§ Task description:
Return the entries below in their exact form, leaving the pictures out.

§ Provided records:

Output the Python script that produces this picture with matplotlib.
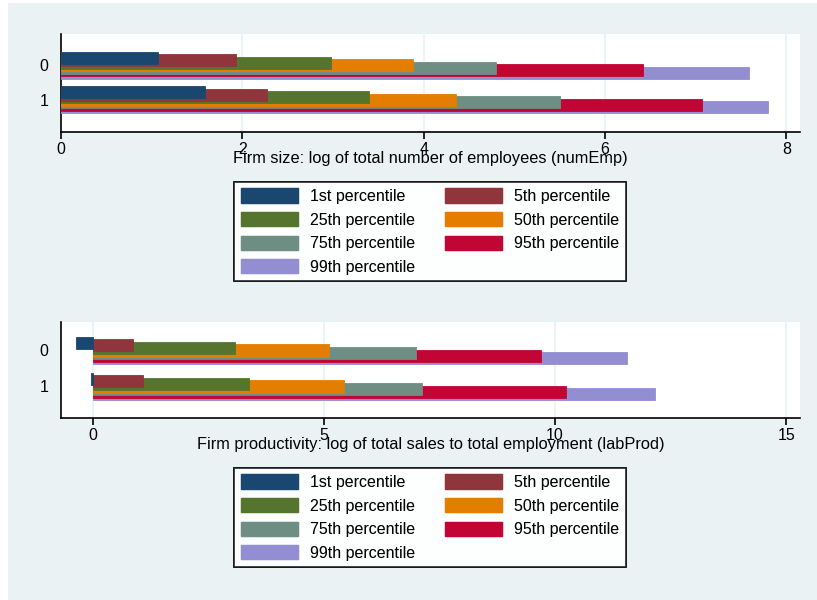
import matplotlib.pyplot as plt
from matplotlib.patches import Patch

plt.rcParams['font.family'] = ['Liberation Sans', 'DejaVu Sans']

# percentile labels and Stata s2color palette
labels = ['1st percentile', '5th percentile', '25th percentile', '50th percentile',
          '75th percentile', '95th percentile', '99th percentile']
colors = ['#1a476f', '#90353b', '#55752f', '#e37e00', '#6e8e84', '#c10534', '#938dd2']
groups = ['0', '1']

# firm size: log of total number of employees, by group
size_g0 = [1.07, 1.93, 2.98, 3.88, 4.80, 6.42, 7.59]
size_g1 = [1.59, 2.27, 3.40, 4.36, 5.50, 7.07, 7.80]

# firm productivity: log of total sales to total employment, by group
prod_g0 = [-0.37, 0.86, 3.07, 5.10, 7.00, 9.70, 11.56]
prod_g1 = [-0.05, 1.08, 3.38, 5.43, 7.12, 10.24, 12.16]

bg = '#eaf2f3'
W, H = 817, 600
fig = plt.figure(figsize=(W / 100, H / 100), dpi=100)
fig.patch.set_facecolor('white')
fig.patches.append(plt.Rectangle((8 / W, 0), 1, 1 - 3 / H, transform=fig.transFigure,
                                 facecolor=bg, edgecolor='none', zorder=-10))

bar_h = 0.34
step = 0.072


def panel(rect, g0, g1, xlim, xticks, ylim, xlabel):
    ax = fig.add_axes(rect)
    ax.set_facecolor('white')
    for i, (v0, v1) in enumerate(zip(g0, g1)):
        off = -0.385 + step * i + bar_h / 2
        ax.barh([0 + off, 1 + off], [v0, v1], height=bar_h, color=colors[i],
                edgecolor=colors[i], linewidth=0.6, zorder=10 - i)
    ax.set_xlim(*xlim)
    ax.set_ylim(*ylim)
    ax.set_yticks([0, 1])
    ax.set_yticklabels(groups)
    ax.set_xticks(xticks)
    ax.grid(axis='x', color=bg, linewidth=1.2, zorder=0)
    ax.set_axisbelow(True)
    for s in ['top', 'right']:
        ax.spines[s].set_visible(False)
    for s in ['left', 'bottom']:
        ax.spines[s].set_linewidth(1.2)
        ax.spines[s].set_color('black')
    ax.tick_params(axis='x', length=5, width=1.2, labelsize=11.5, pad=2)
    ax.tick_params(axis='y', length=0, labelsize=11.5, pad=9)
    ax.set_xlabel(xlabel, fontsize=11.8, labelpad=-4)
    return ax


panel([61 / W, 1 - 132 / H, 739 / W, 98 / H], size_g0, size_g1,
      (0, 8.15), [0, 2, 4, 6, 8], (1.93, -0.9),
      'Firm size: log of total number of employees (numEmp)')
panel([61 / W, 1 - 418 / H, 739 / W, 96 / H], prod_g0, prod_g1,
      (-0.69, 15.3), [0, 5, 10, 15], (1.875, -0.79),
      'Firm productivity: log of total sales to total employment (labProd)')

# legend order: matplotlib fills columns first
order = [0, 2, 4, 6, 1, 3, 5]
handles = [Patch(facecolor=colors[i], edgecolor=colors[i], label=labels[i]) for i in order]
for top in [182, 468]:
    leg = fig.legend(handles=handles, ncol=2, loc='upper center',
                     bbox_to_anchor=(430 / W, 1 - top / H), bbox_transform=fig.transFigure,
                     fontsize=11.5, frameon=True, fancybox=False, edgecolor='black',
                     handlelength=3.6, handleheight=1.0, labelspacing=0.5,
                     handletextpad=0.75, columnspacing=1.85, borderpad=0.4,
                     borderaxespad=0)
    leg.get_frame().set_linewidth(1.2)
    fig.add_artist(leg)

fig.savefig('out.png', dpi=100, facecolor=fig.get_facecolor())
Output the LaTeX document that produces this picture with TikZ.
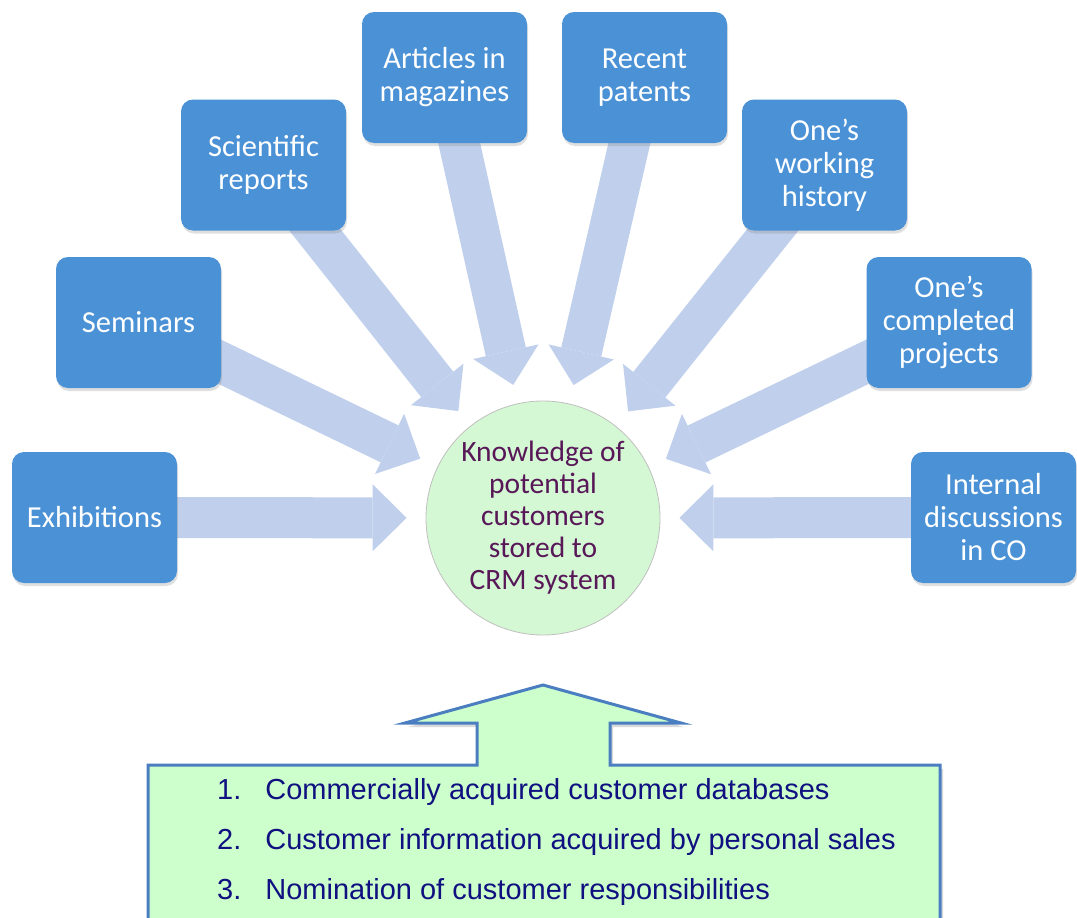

§ Solution for this problem:
Output the Python script that produces this picture with matplotlib.
import matplotlib.pyplot as plt
from matplotlib.patches import Patch

plt.rcParams['font.family'] = ['Liberation Sans', 'DejaVu Sans']

# percentile labels and Stata s2color palette
labels = ['1st percentile', '5th percentile', '25th percentile', '50th percentile',
          '75th percentile', '95th percentile', '99th percentile']
colors = ['#1a476f', '#90353b', '#55752f', '#e37e00', '#6e8e84', '#c10534', '#938dd2']
groups = ['0', '1']

# firm size: log of total number of employees, by group
size_g0 = [1.07, 1.93, 2.98, 3.88, 4.80, 6.42, 7.59]
size_g1 = [1.59, 2.27, 3.40, 4.36, 5.50, 7.07, 7.80]

# firm productivity: log of total sales to total employment, by group
prod_g0 = [-0.37, 0.86, 3.07, 5.10, 7.00, 9.70, 11.56]
prod_g1 = [-0.05, 1.08, 3.38, 5.43, 7.12, 10.24, 12.16]

bg = '#eaf2f3'
W, H = 817, 600
fig = plt.figure(figsize=(W / 100, H / 100), dpi=100)
fig.patch.set_facecolor('white')
fig.patches.append(plt.Rectangle((8 / W, 0), 1, 1 - 3 / H, transform=fig.transFigure,
                                 facecolor=bg, edgecolor='none', zorder=-10))

bar_h = 0.34
step = 0.072


def panel(rect, g0, g1, xlim, xticks, ylim, xlabel):
    ax = fig.add_axes(rect)
    ax.set_facecolor('white')
    for i, (v0, v1) in enumerate(zip(g0, g1)):
        off = -0.385 + step * i + bar_h / 2
        ax.barh([0 + off, 1 + off], [v0, v1], height=bar_h, color=colors[i],
                edgecolor=colors[i], linewidth=0.6, zorder=10 - i)
    ax.set_xlim(*xlim)
    ax.set_ylim(*ylim)
    ax.set_yticks([0, 1])
    ax.set_yticklabels(groups)
    ax.set_xticks(xticks)
    ax.grid(axis='x', color=bg, linewidth=1.2, zorder=0)
    ax.set_axisbelow(True)
    for s in ['top', 'right']:
        ax.spines[s].set_visible(False)
    for s in ['left', 'bottom']:
        ax.spines[s].set_linewidth(1.2)
        ax.spines[s].set_color('black')
    ax.tick_params(axis='x', length=5, width=1.2, labelsize=11.5, pad=2)
    ax.tick_params(axis='y', length=0, labelsize=11.5, pad=9)
    ax.set_xlabel(xlabel, fontsize=11.8, labelpad=-4)
    return ax


panel([61 / W, 1 - 132 / H, 739 / W, 98 / H], size_g0, size_g1,
      (0, 8.15), [0, 2, 4, 6, 8], (1.93, -0.9),
      'Firm size: log of total number of employees (numEmp)')
panel([61 / W, 1 - 418 / H, 739 / W, 96 / H], prod_g0, prod_g1,
      (-0.69, 15.3), [0, 5, 10, 15], (1.875, -0.79),
      'Firm productivity: log of total sales to total employment (labProd)')

# legend order: matplotlib fills columns first
order = [0, 2, 4, 6, 1, 3, 5]
handles = [Patch(facecolor=colors[i], edgecolor=colors[i], label=labels[i]) for i in order]
for top in [182, 468]:
    leg = fig.legend(handles=handles, ncol=2, loc='upper center',
                     bbox_to_anchor=(430 / W, 1 - top / H), bbox_transform=fig.transFigure,
                     fontsize=11.5, frameon=True, fancybox=False, edgecolor='black',
                     handlelength=3.6, handleheight=1.0, labelspacing=0.5,
                     handletextpad=0.75, columnspacing=1.85, borderpad=0.4,
                     borderaxespad=0)
    leg.get_frame().set_linewidth(1.2)
    fig.add_artist(leg)

fig.savefig('out.png', dpi=100, facecolor=fig.get_facecolor())
Output the LaTeX document that produces this picture with TikZ.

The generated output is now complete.